At the risk of offending bunches of people and possibly shaking up the readership here, I feel like I should tell you something. You are potentially being manipulated. If you read blogs, any blogs, most likely you are being manipulated. If you write a blog, most likely you are manipulating. From this point on I will include myself in these statements by using the word “we”, though I am realizing that what I am about to say is something I want to try not to do.
We are narcissistic bloggers. We, for one reason or another, think others care about what we have to say. That’s why we have a blog. We think intently about what we say in order to appear a certain way to those who are reading. We scratch and claw to get more readers, and figure out ways to draw more attention to ourselves. We will steal, cheat, and manipulate others into talking about us on their blogs. We try to come up with something more clever and newer than anyone else and we need to do it first. And we do it for stats. Stats that tell us that we are more important that someone else. You didn’t want to know that did you? Or maybe you already did know it.
Here’s one way we do this, and it’s a complaint I have heard several times about blogs. We go on an on about something because we are the “experts”. We want others to know we are the “experts” and we hope that they think we are smart. I’ve done it, and several other people have too. Sure we want to put our best foot forward and come across a certain way to our readers, and many times we sacrifice authenticity in doing so. We only show people what we want them to see, and sometimes that’s not the “real us”. It’s the blogging us. The “public” us.
Now, I’m not saying there is anything wrong with thinking through what you write on a blog, or even word things a certain way to prove a point. All I am saying is lately I have seen several blogs become an arm wrestling match for attention and the authenticity of many of those blogs have suffered. And I feel like I am just as guilty as anyone else falling into that trap and I don’t really like it. We have stopped blogging in a genuine, authentic way and are focussing on simply getting more people to click on our names.
Here’s the deal. I want this place to be a place where I am as authentic as I can possibly be, and I encourage you to take that to your blog. If there is authenticity in your writing it doesn’t matter if there are 10 or 1000 people reading your blog. Am I off base here?

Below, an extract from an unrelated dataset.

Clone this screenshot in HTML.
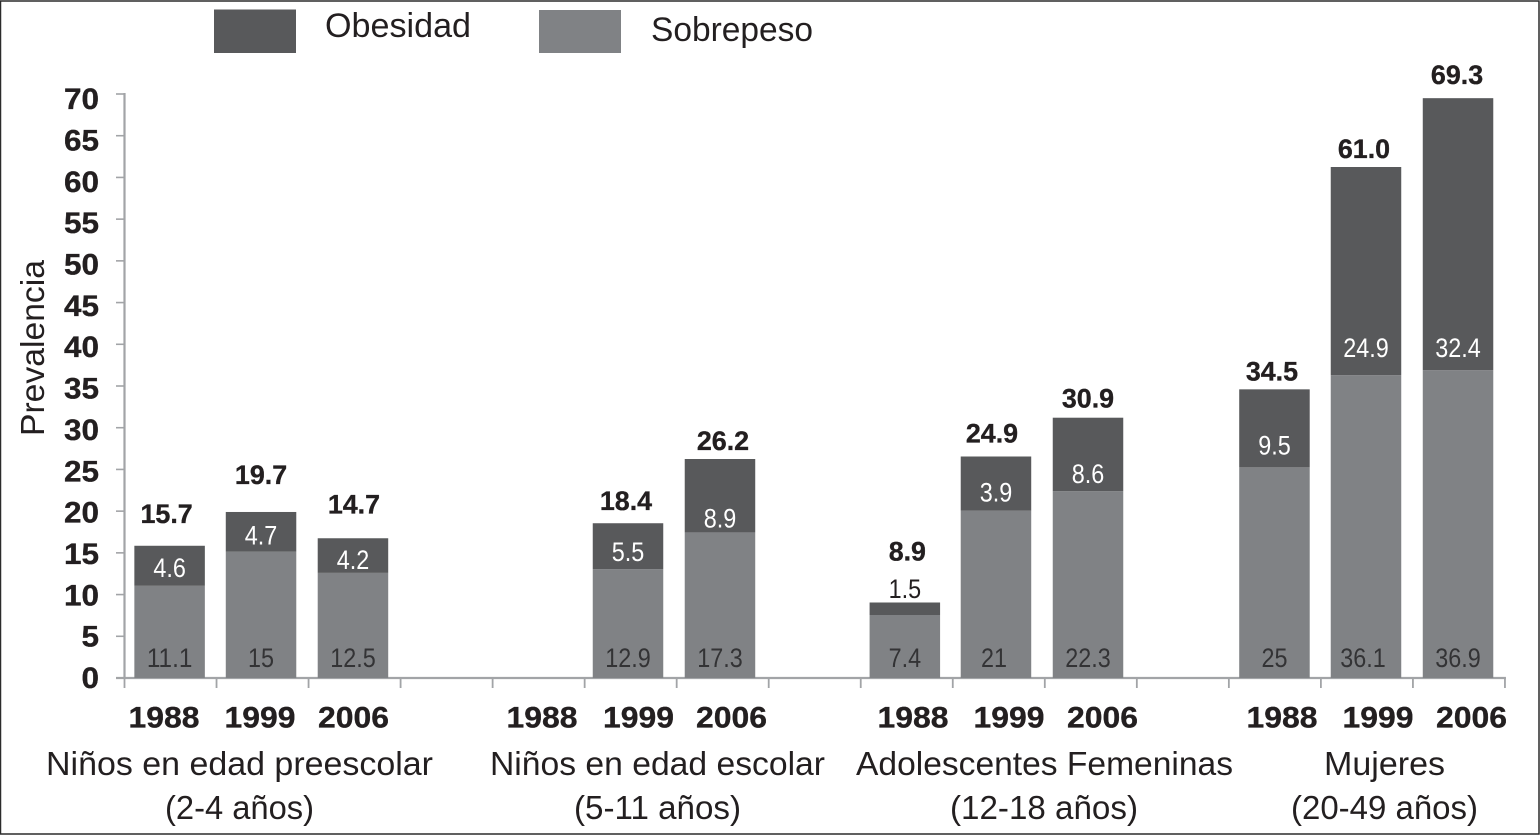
<!DOCTYPE html>
<html lang="es">
<head>
<meta charset="utf-8">
<title>Prevalencia de sobrepeso y obesidad</title>
<style>
html,body{margin:0;padding:0;background:#fff;width:1540px;height:835px;overflow:hidden}
svg{display:block}
text{font-family:"Liberation Sans",sans-serif;fill:#231f20}
.bold{font-weight:700;stroke:#231f20;stroke-width:0.35}
</style>
</head>
<body>
<svg id="chart" xmlns="http://www.w3.org/2000/svg" width="1540" height="835" viewBox="0 0 1540 835">
  <rect x="0" y="0" width="1540" height="835" fill="#fff"/>
  <rect x="0.5" y="1" width="1538.5" height="833" fill="none" stroke="#2b2b2b" stroke-width="1.5"/>

  <g>
    <rect x="214" y="9.5" width="82" height="43.5" fill="#58595b"/>
    <text x="325" y="37" font-size="34" textLength="146" lengthAdjust="spacingAndGlyphs">Obesidad</text>
    <rect x="539" y="10" width="82" height="43" fill="#808285"/>
    <text x="651" y="41" font-size="34" textLength="162" lengthAdjust="spacingAndGlyphs">Sobrepeso</text>
  </g>

  <text transform="translate(44,436) rotate(-90)" font-size="33" textLength="176" lengthAdjust="spacingAndGlyphs">Prevalencia</text>

  <g id="marks"></g>

  <g font-size="33.5">
    <text x="46" y="775" textLength="387" lengthAdjust="spacingAndGlyphs">Niños en edad preescolar</text>
    <text x="165" y="819" textLength="149" lengthAdjust="spacingAndGlyphs">(2-4 años)</text>
    <text x="490" y="775" textLength="335" lengthAdjust="spacingAndGlyphs">Niños en edad escolar</text>
    <text x="574" y="819" textLength="167" lengthAdjust="spacingAndGlyphs">(5-11 años)</text>
    <text x="856" y="775" textLength="377" lengthAdjust="spacingAndGlyphs">Adolescentes Femeninas</text>
    <text x="950" y="819" textLength="188" lengthAdjust="spacingAndGlyphs">(12-18 años)</text>
    <text x="1324" y="775" textLength="121" lengthAdjust="spacingAndGlyphs">Mujeres</text>
    <text x="1291" y="819" textLength="187" lengthAdjust="spacingAndGlyphs">(20-49 años)</text>
  </g>
</svg>
<script>
// Data: one entry per category slot on the x axis (null = no bar drawn).
const categories = ['1988','1999','2006',null,'1988','1999','2006',null,'1988','1999','2006',null,'1988','1999','2006'];
const sobrepesoValues = [11.05,15.15,12.6,null,null,13.05,17.45,null,7.55,20.05,22.4,null,25.25,36.3,36.9];
const obesidadValues  = [4.8,4.75,4.15,null,null,5.5,8.8,null,1.5,6.5,8.8,null,9.35,24.95,32.6];
const sobrepesoLabels = ['11.1','15','12.5',null,null,'12.9','17.3',null,'7.4','21','22.3',null,'25','36.1','36.9'];
const obesidadLabels  = ['4.6','4.7','4.2',null,null,'5.5','8.9',null,'1.5','3.9','8.6',null,'9.5','24.9','32.4'];
const totalLabels     = ['15.7','19.7','14.7',null,null,'18.4','26.2',null,'8.9','24.9','30.9',null,'34.5','61.0','69.3'];
const yTicks = [0,5,10,15,20,25,30,35,40,45,50,55,60,65,70];

// Layout (pixels), kept apart from the data.
const Y0 = 678, Y_PER_UNIT = 584 / 70;
const X_AXIS_START = 124.5, SLOT_W = 92.03, BAR_W = 70.5, BAR_FIRST_CENTER = 169.6;
const barNudge = [0,-0.6,-0.7,0,0,-1.75,-1.8,0,-1,-1.9,-1.9,0,0.5,0,0];
const totalGap = [23,28,25,0,0,13,9,0,42,14,10,0,9,9,14];
const totalDx = [-3,0,1,0,0,-2,3,0,2.5,-4,0,0,-2.5,-2,-1];
const sobrepesoDx = [0,0,0,0,0,0,0,0,0,-2,0,0,0,-3,0];
const obesidadGap = [9,7,4,0,0,8,5,0,17,9,8,0,13,18,13];
const yearCenters = [164,260,353.5,null,542,638.5,731.5,null,913,1009,1102.5,null,1282,1378,1471.5];

const yScale = v => Y0 - v * Y_PER_UNIT;
const xBand = i => BAR_FIRST_CENTER + i * SLOT_W + barNudge[i];
const yTickLabelBaseline = v => 688 - v * 8.27;

const NS = 'http://www.w3.org/2000/svg';
const marks = document.getElementById('marks');
function mk(tag) { const n = document.createElementNS(NS, tag); marks.appendChild(n); return n; }
function setAll(n, o) { for (const k in o) n.setAttribute(k, o[k]); }
// Approximate advance widths of the reference's humanist face.
function numWidth(s, size, bold) {
  let w = 0;
  for (const c of s) w += c === '.' ? (bold ? 0.27 : 0.25) : (bold ? 0.555 : 0.5);
  return w * size;
}

// Axis lines
let el = mk('line');


setAll(el, {x1:X_AXIS_START, x2:X_AXIS_START, y1:yScale(70)-1, y2:yScale(0)+1, stroke:'#a2a4a7', 'stroke-width':2.2});
el = mk('line');


setAll(el, {x1:116, x2:X_AXIS_START + categories.length * SLOT_W + 1, y1:Y0, y2:Y0, stroke:'#a2a4a7', 'stroke-width':2.2});

// Y ticks and labels
yTicks.forEach(v => {
  const t = mk('line');
  
  
  setAll(t, {x1:116, x2:X_AXIS_START, y1:yScale(v), y2:yScale(v), stroke:'#a2a4a7', 'stroke-width':1.6});
  const l = mk('text');
  
  
  const s = String(v);
  setAll(l, {x: 99 - s.length * 17.5, y: yTickLabelBaseline(v), 'font-size':30, class:'bold', textLength: s.length * 17.5, lengthAdjust:'spacingAndGlyphs'});
  l.textContent = s;
});

// X ticks
for (let i = 0; i <= categories.length; i++) {
  const t = mk('line');
  
  
  const x = X_AXIS_START + i * SLOT_W;
  setAll(t, {x1:x, x2:x, y1:Y0, y2:688, stroke:'#a2a4a7', 'stroke-width':1.8});
}

// Bars and value labels
categories.forEach((cat, i) => {
  if (cat !== null) {
    const y = mk('text');
    
    
    setAll(y, {x:yearCenters[i] - 35.5, y:727.5, 'font-size':30, class:'bold', textLength:71, lengthAdjust:'spacingAndGlyphs'});
    y.textContent = cat;
  }
  if (sobrepesoValues[i] === null) return;
  const cx = xBand(i), sob = sobrepesoValues[i], ob = obesidadValues[i];
  const yB = yScale(sob), yT = yScale(sob + ob);

  const rs = mk('rect');
  
  
  setAll(rs, {x:cx - BAR_W/2, y:yB, width:BAR_W, height:yScale(0) - yB, fill:'#808285'});

  const ro = mk('rect');
  
  
  setAll(ro, {x:cx - BAR_W/2, y:yT, width:BAR_W, height:yB - yT, fill:'#58595b'});

  const ls = mk('text');
  
  
  const sw = numWidth(sobrepesoLabels[i], 26, false);
  setAll(ls, {x:cx + sobrepesoDx[i] - sw/2, y:667, 'font-size':27, textLength:sw, lengthAdjust:'spacingAndGlyphs', style:'fill:#333335'});
  ls.textContent = sobrepesoLabels[i];

  const lo = mk('text');
  
  
  const ow = numWidth(obesidadLabels[i], 26, false);
  setAll(lo, {x:cx - ow/2, y:yB - obesidadGap[i], 'font-size':27, textLength:ow, lengthAdjust:'spacingAndGlyphs',
              style: ob < 3 ? 'fill:#231f20' : 'fill:#ffffff'});
  lo.textContent = obesidadLabels[i];

  const lt = mk('text');
  
  
  const tw = numWidth(totalLabels[i], 27, true);
  setAll(lt, {x:cx + totalDx[i] - tw/2, y:yT - totalGap[i], 'font-size':27, class:'bold', textLength:tw, lengthAdjust:'spacingAndGlyphs'});
  lt.textContent = totalLabels[i];
});
</script>
</body>
</html>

Now, I know that I have paid attention to my stats before. I have watched them go up and know when they drop. Today I started wondering why. My job right now is to get people to read other peoples blogs. Mainly the artists that I am working with to benefit their careers. I could be wrong about this, and maybe I am, but it’s something that I have seen a lot of lately, and I’m not quite sure how to not get sucked into it.
What do you think? Do you fall into this?